Dennis Zehner assumed the role as Executive Director of the Center for Vision Loss officially today as the agency began a new service year and initiated a critical effort to define how it will advance its mission.
Zehner had been the organization’s Director of Advancement since 2018 and earned the additional title of Associate Director in 2019. He was elected in January to succeed Douglas Yingling, who led the Center for Vision Loss for nine years until his retirement yesterday. Zehner is the eighth official leader in the agency’s 92-year history.
Zehner’s first day as Executive Director and the first day of the organization’s 2020-2021 year included a meeting to commence its next strategic planning process. The agency’s current strategic plan concludes in 2021 and the organization continues to respond to the more immediate and long-term effects of the global COVID-19 pandemic.
“I undertake this new responsibility inspired and humbled by the impact that our organization makes on people’s lives with interventions that may appear small in scope but are enormous in significance,” Zehner said. “It is our charge to make today a pivotal moment from which we carry forward our progress while we remain faithful to the legacy of service that has shaped us for nearly a century.”
Zehner brings to his work as Executive Director 20 years of experience in the Lehigh Valley region’s nonprofit industry and an emotional connection with the organization’s mission because of obstacles encountered by his late paternal grandfather, who was legally blind throughout his life.
In his time with the Center for Vision Loss, Zehner has led creation of its 2018-2021 strategic plan, strengthened its Board of Directors, increased revenue in several categories, recreated its event portfolio, and fostered important new partnerships.
In his prior work with United Way of the Greater Lehigh Valley, the Literacy Center of the Lehigh Valley, and the Da Vinci Science Center, Zehner specialized in communications, creative promotions, news media relations, marketing, multi-platform content production, and fundraising as he progressed into roles of increased responsibility.
The Center for Vision Loss empowers people with visual impairments to seize their independence and advances healthy eyesight. With operations in Pennsylvania’s Lehigh Valley and Monroe County, it combines a service tradition motivated by Helen Keller’s advocacy in 1928 with contemporary practices and state-of-the-art technologies. The organization’s support and rehabilitative services promote the accomplishment of daily tasks, increased access to medical services and food supplies, enhanced personal wellness, and extended self-sufficiency.

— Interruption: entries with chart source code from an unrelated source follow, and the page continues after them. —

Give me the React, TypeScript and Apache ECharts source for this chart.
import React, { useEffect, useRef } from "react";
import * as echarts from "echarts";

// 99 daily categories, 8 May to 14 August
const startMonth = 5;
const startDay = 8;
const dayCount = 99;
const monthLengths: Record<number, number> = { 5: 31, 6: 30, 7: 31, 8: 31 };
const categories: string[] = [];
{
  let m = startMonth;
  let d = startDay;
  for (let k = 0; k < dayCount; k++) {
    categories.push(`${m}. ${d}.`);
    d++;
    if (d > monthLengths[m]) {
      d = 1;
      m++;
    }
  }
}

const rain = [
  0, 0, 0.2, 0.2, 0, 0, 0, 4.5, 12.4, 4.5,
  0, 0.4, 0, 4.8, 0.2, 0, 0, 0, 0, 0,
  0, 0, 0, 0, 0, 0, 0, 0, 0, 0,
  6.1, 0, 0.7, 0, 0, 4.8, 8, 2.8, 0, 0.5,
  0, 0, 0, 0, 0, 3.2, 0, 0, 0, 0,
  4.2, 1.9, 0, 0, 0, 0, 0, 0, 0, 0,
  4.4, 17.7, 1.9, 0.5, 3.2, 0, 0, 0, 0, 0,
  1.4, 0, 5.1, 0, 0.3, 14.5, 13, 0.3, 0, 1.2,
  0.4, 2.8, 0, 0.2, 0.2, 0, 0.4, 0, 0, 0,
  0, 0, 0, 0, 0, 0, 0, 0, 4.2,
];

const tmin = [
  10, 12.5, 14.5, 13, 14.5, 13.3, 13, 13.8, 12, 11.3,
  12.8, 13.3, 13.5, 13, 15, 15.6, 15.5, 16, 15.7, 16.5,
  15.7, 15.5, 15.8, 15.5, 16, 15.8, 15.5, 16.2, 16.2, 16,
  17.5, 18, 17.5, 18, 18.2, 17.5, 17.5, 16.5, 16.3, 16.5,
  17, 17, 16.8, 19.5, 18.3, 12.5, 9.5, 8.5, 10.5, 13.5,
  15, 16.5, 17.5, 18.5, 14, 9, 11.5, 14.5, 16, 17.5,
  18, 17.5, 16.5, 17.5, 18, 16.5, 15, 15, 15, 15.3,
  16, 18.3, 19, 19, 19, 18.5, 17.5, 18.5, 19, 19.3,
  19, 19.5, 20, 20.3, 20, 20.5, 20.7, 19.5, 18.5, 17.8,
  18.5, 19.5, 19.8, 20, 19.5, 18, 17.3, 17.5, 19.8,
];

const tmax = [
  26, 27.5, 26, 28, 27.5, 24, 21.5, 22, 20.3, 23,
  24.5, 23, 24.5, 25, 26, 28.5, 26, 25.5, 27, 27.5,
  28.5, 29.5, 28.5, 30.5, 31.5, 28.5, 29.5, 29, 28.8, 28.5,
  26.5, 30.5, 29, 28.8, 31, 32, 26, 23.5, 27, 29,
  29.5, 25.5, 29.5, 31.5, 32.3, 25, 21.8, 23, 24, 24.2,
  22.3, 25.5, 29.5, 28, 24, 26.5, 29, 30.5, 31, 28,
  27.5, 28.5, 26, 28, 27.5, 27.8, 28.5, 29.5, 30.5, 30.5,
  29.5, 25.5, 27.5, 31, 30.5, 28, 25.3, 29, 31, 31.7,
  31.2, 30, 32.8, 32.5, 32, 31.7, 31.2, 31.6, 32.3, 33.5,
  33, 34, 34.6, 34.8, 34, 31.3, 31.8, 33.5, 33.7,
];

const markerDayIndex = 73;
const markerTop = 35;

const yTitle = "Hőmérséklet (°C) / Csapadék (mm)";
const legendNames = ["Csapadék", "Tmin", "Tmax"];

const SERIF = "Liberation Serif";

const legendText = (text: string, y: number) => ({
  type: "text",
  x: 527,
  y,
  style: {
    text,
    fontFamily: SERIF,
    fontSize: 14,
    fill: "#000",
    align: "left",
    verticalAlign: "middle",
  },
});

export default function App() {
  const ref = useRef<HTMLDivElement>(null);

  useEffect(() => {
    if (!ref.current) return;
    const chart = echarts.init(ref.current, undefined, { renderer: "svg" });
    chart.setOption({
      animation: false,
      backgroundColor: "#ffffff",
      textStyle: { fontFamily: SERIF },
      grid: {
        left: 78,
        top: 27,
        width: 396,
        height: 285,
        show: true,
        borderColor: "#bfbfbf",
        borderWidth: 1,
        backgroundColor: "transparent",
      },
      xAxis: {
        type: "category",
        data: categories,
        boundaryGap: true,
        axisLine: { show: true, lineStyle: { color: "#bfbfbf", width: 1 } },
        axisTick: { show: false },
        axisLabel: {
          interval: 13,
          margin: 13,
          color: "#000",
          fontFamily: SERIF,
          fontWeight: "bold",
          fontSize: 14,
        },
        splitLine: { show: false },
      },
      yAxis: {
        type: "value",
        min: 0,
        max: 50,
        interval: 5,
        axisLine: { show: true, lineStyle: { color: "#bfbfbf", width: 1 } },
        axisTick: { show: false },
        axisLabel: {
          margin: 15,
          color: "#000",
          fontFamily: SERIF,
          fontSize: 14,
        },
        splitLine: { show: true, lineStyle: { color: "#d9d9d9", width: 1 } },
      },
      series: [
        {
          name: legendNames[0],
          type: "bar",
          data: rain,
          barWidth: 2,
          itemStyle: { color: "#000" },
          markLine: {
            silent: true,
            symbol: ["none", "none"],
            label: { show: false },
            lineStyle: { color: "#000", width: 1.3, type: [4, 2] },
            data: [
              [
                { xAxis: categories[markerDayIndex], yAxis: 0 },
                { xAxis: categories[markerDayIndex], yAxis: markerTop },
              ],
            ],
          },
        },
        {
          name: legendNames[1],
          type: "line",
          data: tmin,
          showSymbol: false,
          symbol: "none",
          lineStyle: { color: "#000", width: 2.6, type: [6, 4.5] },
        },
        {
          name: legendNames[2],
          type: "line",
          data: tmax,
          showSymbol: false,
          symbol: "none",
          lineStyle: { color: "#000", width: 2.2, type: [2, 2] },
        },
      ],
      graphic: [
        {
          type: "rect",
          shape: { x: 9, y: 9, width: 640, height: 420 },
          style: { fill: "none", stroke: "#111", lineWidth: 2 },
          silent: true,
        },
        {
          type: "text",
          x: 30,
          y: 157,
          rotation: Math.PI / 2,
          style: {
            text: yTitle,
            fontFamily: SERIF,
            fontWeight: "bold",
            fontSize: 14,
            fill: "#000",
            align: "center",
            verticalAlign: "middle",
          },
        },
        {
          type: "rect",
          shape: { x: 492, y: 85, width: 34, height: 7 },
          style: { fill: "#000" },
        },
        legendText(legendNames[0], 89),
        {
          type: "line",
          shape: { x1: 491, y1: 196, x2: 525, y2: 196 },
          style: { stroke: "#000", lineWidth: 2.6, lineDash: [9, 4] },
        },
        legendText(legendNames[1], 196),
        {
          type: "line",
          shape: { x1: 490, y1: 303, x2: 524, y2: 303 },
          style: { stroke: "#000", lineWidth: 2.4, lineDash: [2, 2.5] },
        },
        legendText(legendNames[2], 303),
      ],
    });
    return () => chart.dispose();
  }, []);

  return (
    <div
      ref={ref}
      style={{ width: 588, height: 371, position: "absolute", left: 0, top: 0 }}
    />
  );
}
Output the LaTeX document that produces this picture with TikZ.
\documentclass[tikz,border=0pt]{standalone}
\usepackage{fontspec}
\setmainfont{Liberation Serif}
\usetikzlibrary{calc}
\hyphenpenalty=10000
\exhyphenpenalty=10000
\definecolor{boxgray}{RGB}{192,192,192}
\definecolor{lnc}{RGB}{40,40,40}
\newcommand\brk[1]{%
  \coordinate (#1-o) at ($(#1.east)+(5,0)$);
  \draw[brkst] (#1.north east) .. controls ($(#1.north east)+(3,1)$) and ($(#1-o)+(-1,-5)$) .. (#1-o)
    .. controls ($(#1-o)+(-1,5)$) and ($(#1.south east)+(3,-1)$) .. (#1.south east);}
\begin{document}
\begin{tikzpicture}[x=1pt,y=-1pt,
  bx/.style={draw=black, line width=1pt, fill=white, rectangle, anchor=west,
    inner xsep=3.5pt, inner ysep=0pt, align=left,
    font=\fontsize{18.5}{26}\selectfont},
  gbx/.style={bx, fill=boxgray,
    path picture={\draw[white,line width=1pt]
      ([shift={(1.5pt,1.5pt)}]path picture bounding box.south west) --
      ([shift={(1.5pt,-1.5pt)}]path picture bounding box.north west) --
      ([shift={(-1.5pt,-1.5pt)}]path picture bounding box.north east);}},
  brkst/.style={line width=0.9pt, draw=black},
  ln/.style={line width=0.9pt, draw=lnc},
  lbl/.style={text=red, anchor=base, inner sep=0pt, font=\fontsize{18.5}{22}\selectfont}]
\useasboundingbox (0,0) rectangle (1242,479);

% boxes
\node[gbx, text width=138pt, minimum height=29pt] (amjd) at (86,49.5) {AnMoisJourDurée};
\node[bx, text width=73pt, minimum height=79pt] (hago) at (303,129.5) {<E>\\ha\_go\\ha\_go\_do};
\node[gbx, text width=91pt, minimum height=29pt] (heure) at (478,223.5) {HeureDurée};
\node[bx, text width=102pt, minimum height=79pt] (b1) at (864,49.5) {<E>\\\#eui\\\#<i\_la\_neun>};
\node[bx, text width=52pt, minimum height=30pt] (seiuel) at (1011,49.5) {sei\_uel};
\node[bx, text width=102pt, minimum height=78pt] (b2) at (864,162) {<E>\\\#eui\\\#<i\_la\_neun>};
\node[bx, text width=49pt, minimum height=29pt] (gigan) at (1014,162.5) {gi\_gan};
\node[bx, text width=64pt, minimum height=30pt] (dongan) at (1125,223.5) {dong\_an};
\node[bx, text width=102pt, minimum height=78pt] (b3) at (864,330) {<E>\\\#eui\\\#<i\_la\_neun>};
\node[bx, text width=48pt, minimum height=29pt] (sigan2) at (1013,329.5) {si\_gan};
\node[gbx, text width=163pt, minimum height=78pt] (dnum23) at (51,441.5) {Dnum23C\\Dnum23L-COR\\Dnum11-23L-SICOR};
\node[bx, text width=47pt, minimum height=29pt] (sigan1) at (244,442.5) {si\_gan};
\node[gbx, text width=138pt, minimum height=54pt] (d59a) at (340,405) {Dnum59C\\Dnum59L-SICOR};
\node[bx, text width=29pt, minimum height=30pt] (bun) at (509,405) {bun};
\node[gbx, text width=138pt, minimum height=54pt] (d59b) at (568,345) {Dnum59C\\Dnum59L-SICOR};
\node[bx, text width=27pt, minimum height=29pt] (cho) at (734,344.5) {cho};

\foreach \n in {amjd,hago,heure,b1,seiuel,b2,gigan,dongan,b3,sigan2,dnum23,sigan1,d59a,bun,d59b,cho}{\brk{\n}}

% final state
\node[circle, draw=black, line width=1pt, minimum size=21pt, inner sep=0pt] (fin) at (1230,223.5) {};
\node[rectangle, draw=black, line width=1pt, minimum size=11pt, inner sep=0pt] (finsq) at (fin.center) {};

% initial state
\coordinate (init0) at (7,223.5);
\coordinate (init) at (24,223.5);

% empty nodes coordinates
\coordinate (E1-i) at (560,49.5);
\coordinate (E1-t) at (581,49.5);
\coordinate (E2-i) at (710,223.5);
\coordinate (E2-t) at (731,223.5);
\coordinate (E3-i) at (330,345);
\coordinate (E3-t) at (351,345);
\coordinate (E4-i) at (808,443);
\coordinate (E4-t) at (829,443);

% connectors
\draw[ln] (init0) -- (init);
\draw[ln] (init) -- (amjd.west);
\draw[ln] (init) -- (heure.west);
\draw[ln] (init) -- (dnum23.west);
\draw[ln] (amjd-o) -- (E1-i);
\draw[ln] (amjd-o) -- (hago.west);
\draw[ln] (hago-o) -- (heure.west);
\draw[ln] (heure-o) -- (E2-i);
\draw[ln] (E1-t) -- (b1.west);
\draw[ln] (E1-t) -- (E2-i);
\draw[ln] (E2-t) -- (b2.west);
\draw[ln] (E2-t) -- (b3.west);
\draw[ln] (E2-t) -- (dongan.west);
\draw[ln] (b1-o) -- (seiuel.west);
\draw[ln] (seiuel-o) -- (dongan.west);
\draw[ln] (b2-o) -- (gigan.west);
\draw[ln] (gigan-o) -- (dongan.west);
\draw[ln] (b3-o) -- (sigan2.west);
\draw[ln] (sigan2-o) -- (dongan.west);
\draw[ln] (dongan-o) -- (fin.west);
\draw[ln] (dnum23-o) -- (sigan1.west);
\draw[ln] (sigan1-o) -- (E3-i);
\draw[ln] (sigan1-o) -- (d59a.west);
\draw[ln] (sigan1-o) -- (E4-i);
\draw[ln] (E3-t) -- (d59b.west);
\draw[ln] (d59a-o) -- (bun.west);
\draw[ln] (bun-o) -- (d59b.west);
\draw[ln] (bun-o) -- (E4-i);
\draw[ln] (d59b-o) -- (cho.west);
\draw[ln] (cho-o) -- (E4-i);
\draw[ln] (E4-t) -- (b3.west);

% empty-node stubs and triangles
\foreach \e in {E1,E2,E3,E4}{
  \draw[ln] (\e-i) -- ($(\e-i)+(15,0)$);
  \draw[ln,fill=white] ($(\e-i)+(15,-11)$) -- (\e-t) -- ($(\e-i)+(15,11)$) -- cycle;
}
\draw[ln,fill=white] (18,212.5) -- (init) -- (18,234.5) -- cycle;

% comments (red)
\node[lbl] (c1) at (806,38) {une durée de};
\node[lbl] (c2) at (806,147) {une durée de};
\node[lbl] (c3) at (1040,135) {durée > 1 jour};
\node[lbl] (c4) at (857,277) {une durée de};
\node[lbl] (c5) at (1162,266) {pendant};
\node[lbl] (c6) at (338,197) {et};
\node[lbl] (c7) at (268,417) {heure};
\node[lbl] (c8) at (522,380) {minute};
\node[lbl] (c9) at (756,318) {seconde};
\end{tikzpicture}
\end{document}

Its free vision screenings for children stimulate success in school and its community education programs advocate for eye health and safety. All agency services are provided at little or no cost, and more than 80% of its clients with vision loss are from low-income households.
The Center for Vision Loss is an independent member of the Pennsylvania Association for the Blind (PAB) that is accredited nationally by the Association for Education and Rehabilitation of the Blind and Visually Impaired (AER) and affiliated with the VisionServe Alliance, a network of nearly 120 North American agencies that serve people with impaired sight.
See Also: Dennis Zehner’s Greeting to Constituents
It is Our Charge to Pursue a Path of Purpose
July 1, 2020
It is my privilege to begin work today as Executive Director of the Center for Vision Loss. I am indebted personally and professionally to my predecessor, Douglas Yingling, and I offer my heartfelt wishes for his well-deserved retirement.
There were plans to provide you opportunities to meet me prior to today. However, as we have been reminded repeatedly in recent months, life does not always proceed according to plan. As a matter of fact, every one of our clients with vision loss engaged with our organization because life did not proceed exactly as they had planned.
When they first reached out to us, however, our clients chose to resist a path of pity and to pursue a path of purpose – to seize their personal independence. They chose to harness their determination, adaptability, and self-belief to seek the same experiences of achievement, dignity, and hope that those with 20/20 sight pursue every day.
To honor our clients’ example, it is our charge to pursue a path of purpose by making today a pivotal moment from which we carry forward our progress while we remain faithful to the legacy of service that has shaped us for nearly a century. We will begin that pursuit later today when we commence a new strategic planning process.
We hope that this process will be influenced by conversations we have with you in the months ahead. I look forward to those discussions and welcome the opportunity to hear from you in the meantime. Please feel free to contact me at email@example.com with questions, comments, or to just say hello.
Thank you for your meaningful support of our efforts to provide sights of hope for the people of the Lehigh Valley and Monroe County.